Folk groups and singer/songwriters like Pentangle, Vashti Bunyon, and Marc Carraway had a clean sound through the system. The clarity of the highs actually helped the vocals in many cases (key in a genre where the lyrics can be the most important element).
And lastly, classical
Classical music was something of a mixed bag on the Go + Play II. Granted, for most people that won't matter at all, but for me, it was important. Orchestral tracks sounded very full. The highs were present, which gave the ensembles a bright sound. The mids and lows were fine.
Orchestral tracks had a homogeneous blend — great for some compositions like Richard Strauss' tone poems, but not so good for works that rely on complex counterpoint and an interplay between parts of the ensembles, such as Brahms' symphonies. The same was true of choral recordings as well. So John Rutter's anthems sounded great, while John Tavener's a little diffuse.

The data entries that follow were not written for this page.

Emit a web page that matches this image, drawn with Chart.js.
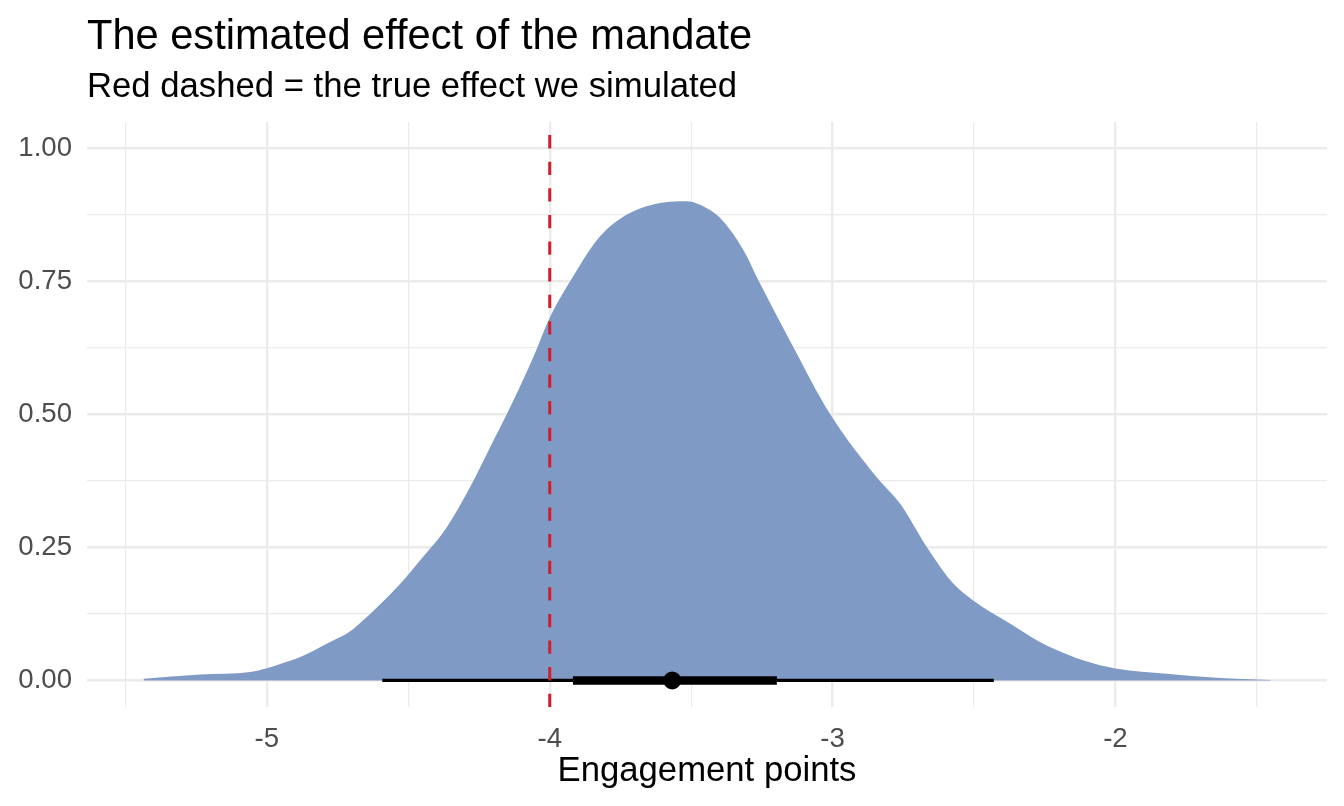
<!DOCTYPE html>
<html>
<head>
<meta charset="utf-8">
<title>The estimated effect of the mandate</title>
<script src="https://cdn.jsdelivr.net/npm/chart.js@4/dist/chart.umd.min.js"></script>
<style>
  html, body { margin: 0; padding: 0; background: #fff; }
  #wrap { width: 1344px; height: 806px; position: relative; }
</style>
</head>
<body>
<div id="wrap"><canvas id="chart"></canvas></div>
<script>
// Posterior density of the effect
const densityX = [-5.436, -5.236, -5.059, -5.000, -4.953, -4.882, -4.835, -4.766, -4.717, -4.635,
  -4.540, -4.458, -4.364, -4.281, -4.199, -4.128, -4.058, -3.999, -3.917, -3.822,
  -3.727, -3.635, -3.515, -3.445, -3.398, -3.316, -3.256, -3.139, -3.010, -2.844,
  -2.761, -2.667, -2.573, -2.502, -2.373, -2.267, -2.220, -2.115, -1.995, -1.819,
  -1.642, -1.451];
const densityY = [0.003, 0.011, 0.016, 0.023, 0.031, 0.044, 0.056, 0.075, 0.088, 0.125,
  0.175, 0.226, 0.288, 0.364, 0.451, 0.527, 0.608, 0.683, 0.760, 0.835,
  0.876, 0.895, 0.901, 0.888, 0.870, 0.810, 0.746, 0.627, 0.502, 0.382,
  0.332, 0.251, 0.182, 0.150, 0.107, 0.072, 0.060, 0.038, 0.022, 0.0126,
  0.005, 0.001];

// Point estimate and intervals
const pointEstimate = -3.567;
const intervalWide = [-4.592, -2.430];
const intervalNarrow = [-3.918, -3.197];
const trueEffect = -4;

// Axes
const xRange = [-5.636, -1.252];
const yRange = [-0.05, 1.05];
const xMajorTicks = [-5, -4, -3, -2];
const xTickLabels = ["-5", "-4", "-3", "-2"];
const xMinorTicks = [-5.5, -4.5, -3.5, -2.5, -1.5];
const yMajorTicks = [0, 0.25, 0.5, 0.75, 1];
const yTickLabels = ["0.00", "0.25", "0.50", "0.75", "1.00"];
const yMinorTicks = [0.125, 0.375, 0.625, 0.875];

const titleText = "The estimated effect of the mandate";
const subtitleText = "Red dashed = the true effect we simulated";
const xTitleText = "Engagement points";

const FONT = "'Liberation Sans', Arial, Helvetica, sans-serif";
const GRID = "#EBEBEB";

function tickSet(major, minor) {
  return major.concat(minor).sort((a, b) => a - b).map(v => ({ value: v }));
}

function labelFor(major, labels) {
  return (v) => {
    const i = major.findIndex(m => Math.abs(m - v) < 1e-9);
    return i >= 0 ? labels[i] : "";
  };
}

function isMajor(major, v) {
  return major.some(m => Math.abs(m - v) < 1e-9);
}

// title + subtitle, left-aligned on the panel like ggplot
const headings = {
  id: "headings",
  afterDraw(chart) {
    const ctx = chart.ctx;
    const left = chart.chartArea.left;
    ctx.save();
    ctx.fillStyle = "#000";
    ctx.textAlign = "left";
    ctx.textBaseline = "alphabetic";
    ctx.font = "41.6px " + FONT;
    ctx.fillText(titleText, left, 49);
    ctx.font = "34.7px " + FONT;
    ctx.fillText(subtitleText, left, 97);
    ctx.restore();
  }
};

const densityData = densityX.map((x, i) => ({ x: x, y: densityY[i] }));

new Chart(document.getElementById("chart"), {
  type: "line",
  data: {
    datasets: [
      {
        label: "true effect",
        data: [{ x: trueEffect, y: yRange[0] }, { x: trueEffect, y: yRange[1] }],
        borderColor: "#CF1F2E",
        borderWidth: 3,
        borderDash: [13.3, 13.3],
        pointRadius: 0,
        fill: false,
        order: 0
      },
      {
        label: "estimate",
        data: [{ x: pointEstimate, y: 0 }],
        showLine: false,
        pointRadius: 9,
        pointBackgroundColor: "#000",
        pointBorderWidth: 0,
        order: 1
      },
      {
        label: "66%",
        data: [{ x: intervalNarrow[0], y: 0 }, { x: intervalNarrow[1], y: 0 }],
        borderColor: "#000",
        borderWidth: 8.5,
        pointRadius: 0,
        fill: false,
        order: 2
      },
      {
        label: "95%",
        data: [{ x: intervalWide[0], y: 0 }, { x: intervalWide[1], y: 0 }],
        borderColor: "#000",
        borderWidth: 3.2,
        pointRadius: 0,
        fill: false,
        order: 3
      },
      {
        label: "density",
        data: densityData,
        borderWidth: 0,
        borderColor: "rgba(0,0,0,0)",
        backgroundColor: "#7F9BC5",
        fill: "origin",
        pointRadius: 0,
        cubicInterpolationMode: "monotone",
        order: 4
      }
    ]
  },
  options: {
    responsive: true,
    maintainAspectRatio: false,
    animation: false,
    layout: { padding: { top: 122, right: 17, bottom: 0, left: 0 } },
    plugins: {
      legend: { display: false },
      tooltip: { enabled: false },
      title: { display: false }
    },
    scales: {
      x: {
        type: "linear",
        min: xRange[0],
        max: xRange[1],
        afterBuildTicks: (s) => { s.ticks = tickSet(xMajorTicks, xMinorTicks); },
        afterFit: (s) => { s.height = 99; },
        border: { display: false },
        grid: {
          color: GRID,
          drawTicks: false,
          lineWidth: (c) => isMajor(xMajorTicks, c.tick.value) ? 2.4 : 1.2
        },
        ticks: {
          autoSkip: false,
          maxRotation: 0,
          padding: 16,
          color: "#4D4D4D",
          font: { family: FONT, size: 27.6 },
          callback: labelFor(xMajorTicks, xTickLabels)
        },
        title: {
          display: true,
          text: xTitleText,
          color: "#000",
          font: { family: FONT, size: 34.7 },
          padding: { top: 0, bottom: 14 }
        }
      },
      y: {
        type: "linear",
        min: yRange[0],
        max: yRange[1],
        afterBuildTicks: (s) => { s.ticks = tickSet(yMajorTicks, yMinorTicks); },
        afterFit: (s) => { s.width = 87; },
        border: { display: false },
        grid: {
          color: GRID,
          drawTicks: false,
          lineWidth: (c) => isMajor(yMajorTicks, c.tick.value) ? 2.4 : 1.2
        },
        ticks: {
          autoSkip: false,
          padding: 15,
          color: "#4D4D4D",
          font: { family: FONT, size: 27.6 },
          callback: labelFor(yMajorTicks, yTickLabels)
        }
      }
    }
  },
  plugins: [headings]
});
</script>
</body>
</html>
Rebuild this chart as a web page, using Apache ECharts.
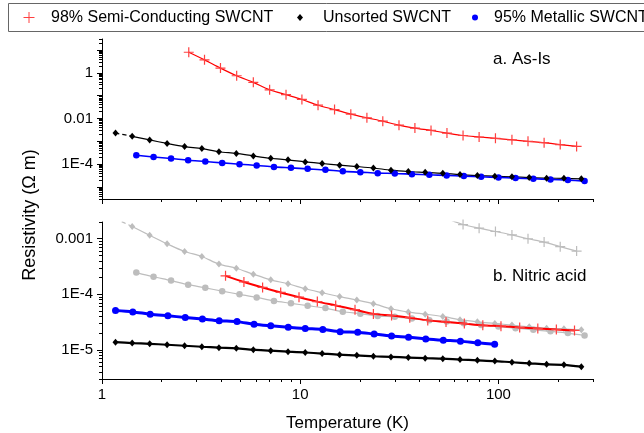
<!DOCTYPE html>
<html><head><meta charset="utf-8">
<script src="https://cdn.jsdelivr.net/npm/echarts@6/dist/echarts.min.js"></script>
<style>html,body{margin:0;padding:0;background:#fff}#c{width:644px;height:433px}</style>
</head><body><div id="c"></div><script>
// ---- data ----
const tempUnsorted = [1.17,1.42,1.74,2.13,2.61,3.19,3.89,4.76,5.80,7.10,8.68,10.6,12.9,15.8,19.3,23.4,28.7,35.1,42.7,52.4,64.0,78.3,95.9,117,143,175,214,262];
const rhoUnsortedAsIs = [2.29e-3,1.66e-3,1.15e-3,8.1e-4,5.9e-4,4.8e-4,3.5e-4,2.95e-4,2.3e-4,1.82e-4,1.55e-4,1.26e-4,1.07e-4,9.1e-5,7.9e-5,6.8e-5,5.5e-5,4.8e-5,4.4e-5,4.0e-5,3.5e-5,3.2e-5,3.0e-5,2.8e-5,2.6e-5,2.45e-5,2.4e-5,2.3e-5];
const rhoUnsortedHNO3 = [1.38e-5,1.33e-5,1.29e-5,1.24e-5,1.19e-5,1.14e-5,1.10e-5,1.07e-5,1.01e-5,9.7e-6,9.3e-6,9.0e-6,8.6e-6,8.2e-6,8.0e-6,7.7e-6,7.5e-6,7.3e-6,7.1e-6,6.95e-6,6.7e-6,6.5e-6,6.3e-6,6.0e-6,5.75e-6,5.5e-6,5.4e-6,5.0e-6];

const tempMetallicAsIs = [1.49,1.82,2.23,2.72,3.32,4.04,4.94,6.03,7.37,8.98,10.9,13.4,16.4,20.1,24.6,30.0,36.6,44.8,54.8,66.9,81.8,100,122,150,183,224,272];
const rhoMetallicAsIs = [2.46e-4,2.07e-4,1.77e-4,1.49e-4,1.31e-4,1.14e-4,1.0e-4,8.8e-5,7.6e-5,6.9e-5,6.25e-5,5.65e-5,4.86e-5,4.49e-5,4.06e-5,3.94e-5,3.67e-5,3.43e-5,3.23e-5,3.01e-5,2.81e-5,2.64e-5,2.46e-5,2.3e-5,2.16e-5,2.01e-5,1.82e-5];
const tempMetallicHNO3 = [1.17,1.43,1.75,2.15,2.63,3.21,3.90,4.80,5.85,7.10,8.70,10.6,13.0,15.9,19.5,23.6,28.9,35.2,43.0,52.7,64.3,78.7,95.7];
const rhoMetallicHNO3 = [5.1e-5,4.83e-5,4.4e-5,4.11e-5,3.84e-5,3.6e-5,3.36e-5,3.23e-5,2.89e-5,2.71e-5,2.56e-5,2.43e-5,2.33e-5,2.13e-5,2.09e-5,1.93e-5,1.78e-5,1.69e-5,1.58e-5,1.50e-5,1.44e-5,1.34e-5,1.26e-5];

const tempSemiAsIs = [2.74,3.29,3.96,4.78,5.80,7.01,8.48,10.2,12.3,14.9,18.0,21.7,26.1,31.5,37.9,45.7,55.0,66.3,79.9,96.6,117,141,170,205,248];
const rhoSemiAsIs = [7.9,3.67,1.6,0.74,0.38,0.18,0.11,0.068,0.038,0.0245,0.0155,0.0107,0.0076,0.0051,0.0038,0.0030,0.0023,0.0018,0.00155,0.00135,0.00117,0.0010,0.00087,0.00072,0.0006];
const tempSemiHNO3 = [4.20,5.20,6.46,7.97,9.86,12.2,15.1,18.9,23.4,28.9,35.7,44.0,54.4,67.3,83.4,103,128,158,196,242];
const rhoSemiHNO3 = [2.15e-4,1.67e-4,1.33e-4,1.08e-4,8.9e-5,7.4e-5,6.3e-5,5.3e-5,4.45e-5,4.16e-5,3.8e-5,3.4e-5,3.19e-5,2.98e-5,2.78e-5,2.67e-5,2.54e-5,2.43e-5,2.33e-5,2.24e-5];

const legendNames = ['98% Semi-Conducting SWCNT','Unsorted SWCNT','95% Metallic SWCNT'];
const xMajorTicks = [1,10,100];
const yTopLabelTicks = [1e-4,1e-2,1];
const yBottomLabelTicks = [1e-5,1e-4,1e-3];

// ---- helpers ----
const FONT = '"Liberation Sans", Arial, sans-serif';
const PLUS = 'path://M4.4,0H5.6V4.4H10V5.6H5.6V10H4.4V5.6H0V4.4H4.4Z';
const RED_MARK = '#ff4040';
const GRAY = '#bdbdbd';
const pts = (xs, ys) => xs.map((x, i) => [x, ys[i]]);
function decades(lo, hi) { const r = []; for (let e = lo; e <= hi; e++) r.push(Number(Math.pow(10, e).toPrecision(3))); return r; }
function minors(lo, hi, min, max) {
  const r = [];
  for (let e = lo; e <= hi; e++) for (let k = 2; k <= 9; k++) {
    const v = Number((k * Math.pow(10, e)).toPrecision(3));
    if (v >= min * 0.999 && v <= max * 1.001) r.push(v);
  }
  return r;
}
function fmt(v) {
  const e = Math.round(Math.log10(v));
  if (e <= -4) return '1E' + e;
  if (e < 0) return Number(Math.pow(10, e).toFixed(-e)).toString();
  return String(Math.round(Math.pow(10, e)));
}
const lineAx = { show: true, lineStyle: { color: '#000', width: 1 } };

function xAxes(grid, labels) {
  const all = xMajorTicks.concat(minors(0, 2, 1, 300)).sort((a, b) => a - b);
  return [
    { type: 'log', gridIndex: grid, min: 1, max: 300, position: 'bottom',
      axisLine: lineAx, splitLine: { show: false },
      axisTick: { show: true, inside: false, length: 3, customValues: all, lineStyle: { color: '#000' } },
      axisLabel: { show: labels, customValues: xMajorTicks, formatter: v => String(Math.round(v)), fontSize: 15, color: '#000', fontFamily: FONT, margin: 8 },
      name: labels ? 'Temperature (K)' : '', nameLocation: 'middle', nameGap: 36,
      nameTextStyle: { fontSize: 17, color: '#000', fontFamily: FONT } },
    { type: 'log', gridIndex: grid, min: 1, max: 300, position: 'bottom',
      axisLine: { show: false }, splitLine: { show: false },
      axisTick: { show: true, inside: false, length: 5, customValues: xMajorTicks, lineStyle: { color: '#000' } },
      axisLabel: { show: false } }
  ];
}
function yAxes(grid, min, max, lo, hi, labelTicks) {
  const majors = decades(lo, hi).filter(v => v >= min && v <= max);
  const all = majors.concat(minors(lo - 1, hi, min, max)).sort((a, b) => a - b);
  return [
    { type: 'log', gridIndex: grid, min: min, max: max, position: 'left',
      axisLine: lineAx, splitLine: { show: false },
      axisTick: { show: true, inside: false, length: 3, customValues: all, lineStyle: { color: '#000' } },
      axisLabel: { show: true, customValues: labelTicks, formatter: fmt, fontSize: 15, color: '#000', fontFamily: FONT, margin: 9 } },
    { type: 'log', gridIndex: grid, min: min, max: max, position: 'left',
      axisLine: { show: false }, splitLine: { show: false },
      axisTick: { show: true, inside: false, length: 5, customValues: majors, lineStyle: { color: '#000' } },
      axisLabel: { show: false } }
  ];
}

function lineSeries(opts) {
  return Object.assign({ type: 'line', smooth: 0.3, animation: false, silent: true, clip: true, z: 2 }, opts);
}

const series = [
  // ---- top panel: as-is ----
  lineSeries({ name: legendNames[0], xAxisIndex: 0, yAxisIndex: 0, data: pts(tempSemiAsIs, rhoSemiAsIs),
    symbol: PLUS, symbolSize: 10, itemStyle: { color: RED_MARK }, lineStyle: { color: '#ff0000', width: 1.2 } }),
  lineSeries({ name: legendNames[1], xAxisIndex: 0, yAxisIndex: 0, data: pts(tempUnsorted, rhoUnsortedAsIs),
    symbol: 'diamond', symbolSize: [6, 7], itemStyle: { color: '#000' }, lineStyle: { width: 0, opacity: 0 }, z: 3 }),
  lineSeries({ name: 'unsorted-fit', xAxisIndex: 0, yAxisIndex: 0, data: pts(tempUnsorted, rhoUnsortedAsIs).slice(1),
    symbol: 'none', lineStyle: { color: '#000', width: 1.2 } }),
  lineSeries({ name: 'unsorted-extrap', xAxisIndex: 0, yAxisIndex: 0, data: pts(tempUnsorted, rhoUnsortedAsIs).slice(0, 2),
    symbol: 'none', lineStyle: { color: '#000', width: 1.2, type: [4, 3] } }),
  lineSeries({ name: legendNames[2], xAxisIndex: 0, yAxisIndex: 0, data: pts(tempMetallicAsIs, rhoMetallicAsIs),
    symbol: 'circle', symbolSize: 6.5, itemStyle: { color: '#0000ff' }, lineStyle: { color: '#0000ff', width: 1.6 } }),

  // ---- bottom panel: as-is in gray ----
  lineSeries({ name: 'semi-asis-gray', xAxisIndex: 2, yAxisIndex: 2, data: pts(tempSemiAsIs, rhoSemiAsIs),
    symbol: PLUS, symbolSize: 10, itemStyle: { color: GRAY }, lineStyle: { color: GRAY, width: 1.2 } }),
  lineSeries({ name: 'metallic-asis-gray', xAxisIndex: 2, yAxisIndex: 2, data: pts(tempMetallicAsIs, rhoMetallicAsIs),
    symbol: 'circle', symbolSize: 6.5, itemStyle: { color: GRAY }, lineStyle: { color: GRAY, width: 1.2 } }),
  lineSeries({ name: 'unsorted-asis-gray', xAxisIndex: 2, yAxisIndex: 2, data: pts(tempUnsorted, rhoUnsortedAsIs).slice(1),
    symbol: 'diamond', symbolSize: [6, 7], itemStyle: { color: GRAY }, lineStyle: { color: GRAY, width: 1.2 } }),
  lineSeries({ name: 'unsorted-asis-gray-extrap', xAxisIndex: 2, yAxisIndex: 2, data: pts(tempUnsorted, rhoUnsortedAsIs).slice(0, 2),
    symbol: 'none', lineStyle: { color: GRAY, width: 1.2, type: [4, 3] } }),

  // ---- bottom panel: nitric acid ----
  lineSeries({ name: 'semi-hno3', xAxisIndex: 2, yAxisIndex: 2, data: pts(tempSemiHNO3, rhoSemiHNO3),
    symbol: PLUS, symbolSize: 10, itemStyle: { color: RED_MARK }, lineStyle: { color: '#ff0000', width: 2 }, z: 4 }),
  lineSeries({ name: 'metallic-hno3', xAxisIndex: 2, yAxisIndex: 2, data: pts(tempMetallicHNO3, rhoMetallicHNO3),
    symbol: 'circle', symbolSize: 7, itemStyle: { color: '#0000ff' }, lineStyle: { color: '#0000ff', width: 3 }, z: 4 }),
  lineSeries({ name: 'unsorted-hno3', xAxisIndex: 2, yAxisIndex: 2, data: pts(tempUnsorted, rhoUnsortedHNO3),
    symbol: 'diamond', symbolSize: [6, 7], itemStyle: { color: '#000' }, lineStyle: { color: '#000', width: 2.2 }, z: 4 })
];

// legend drawn as graphic elements (icon + text), inside a framed box
const LEG_Y = 17.5;
const legendText = (x, t) => ({ type: 'text', silent: true, x: x, y: LEG_Y,
  style: { text: t, fontSize: 16, fontFamily: FONT, fill: '#000', align: 'left', verticalAlign: 'middle' } });
const legendGraphic = [
  { type: 'rect', silent: true, shape: { x: 8.5, y: 3.5, width: 660, height: 28 }, style: { fill: '#fff', stroke: '#666', lineWidth: 1 } },
  { type: 'line', silent: true, shape: { x1: 23.5, y1: LEG_Y, x2: 34.5, y2: LEG_Y }, style: { stroke: RED_MARK, lineWidth: 1 } },
  { type: 'line', silent: true, shape: { x1: 29, y1: LEG_Y - 5.5, x2: 29, y2: LEG_Y + 5.5 }, style: { stroke: RED_MARK, lineWidth: 1 } },
  legendText(51, legendNames[0]),
  { type: 'polygon', silent: true, shape: { points: [[300, LEG_Y - 3.5], [303, LEG_Y], [300, LEG_Y + 3.5], [297, LEG_Y]] }, style: { fill: '#000' } },
  legendText(323, legendNames[1]),
  { type: 'circle', silent: true, shape: { cx: 475, cy: LEG_Y, r: 3 }, style: { fill: '#0000ff' } },
  legendText(494, legendNames[2])
];

const option = {
  animation: false,
  backgroundColor: '#fff',
  grid: [
    { left: 102, top: 39, width: 491, height: 160 },
    { left: 102, top: 222, width: 491, height: 161.5 }
  ],
  xAxis: [...xAxes(0, false), ...xAxes(1, true)],
  yAxis: [...yAxes(0, 3e-6, 30, -5, 1, yTopLabelTicks), ...yAxes(1, 3e-6, 2e-3, -5, -3, yBottomLabelTicks)],
  graphic: legendGraphic.concat([
    { type: 'text', silent: true, x: 493, y: 59, style: { text: 'a. As-Is', fontSize: 17, fontFamily: FONT, fill: '#000', align: 'left', verticalAlign: 'middle' } },
    { type: 'text', silent: true, x: 493, y: 276, style: { text: 'b. Nitric acid', fontSize: 17, fontFamily: FONT, fill: '#000', align: 'left', verticalAlign: 'middle' } },
    { type: 'text', silent: true, x: 30, y: 215, rotation: Math.PI / 2, style: { text: 'Resistivity (\u03A9 m)', fontSize: 18, fontFamily: FONT, fill: '#000', align: 'center', verticalAlign: 'middle' } }
  ]),
  series: series
};
const chart = echarts.init(document.getElementById('c'), null, { renderer: 'canvas' });
chart.setOption(option);
</script></body></html>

Chamber music and solo instruments were a different story. The instruments sounded full, with plenty of natural reverberation. It was easier to pick out lines in a string quartet than it had been with an orchestra. And although the instruments seemed bright, the sound was still well-balanced overall.
The bottom line
The Go + Play II may not be my first choice for classical, but classic rock is a different story — and rightly so. The bigger and bolder your music, the better it will sound on the Go + Play II. Which only makes sense — after all, the Go + Play II has a big, bold design. While it sounded great in our family room, this is the type of system I'd like to take along for get-togethers on the deck, or a tailgate party. If you're still getting by with an old boombox held together by duct tape, you should really upgrade to a Go + Play II. Your friends will thank you.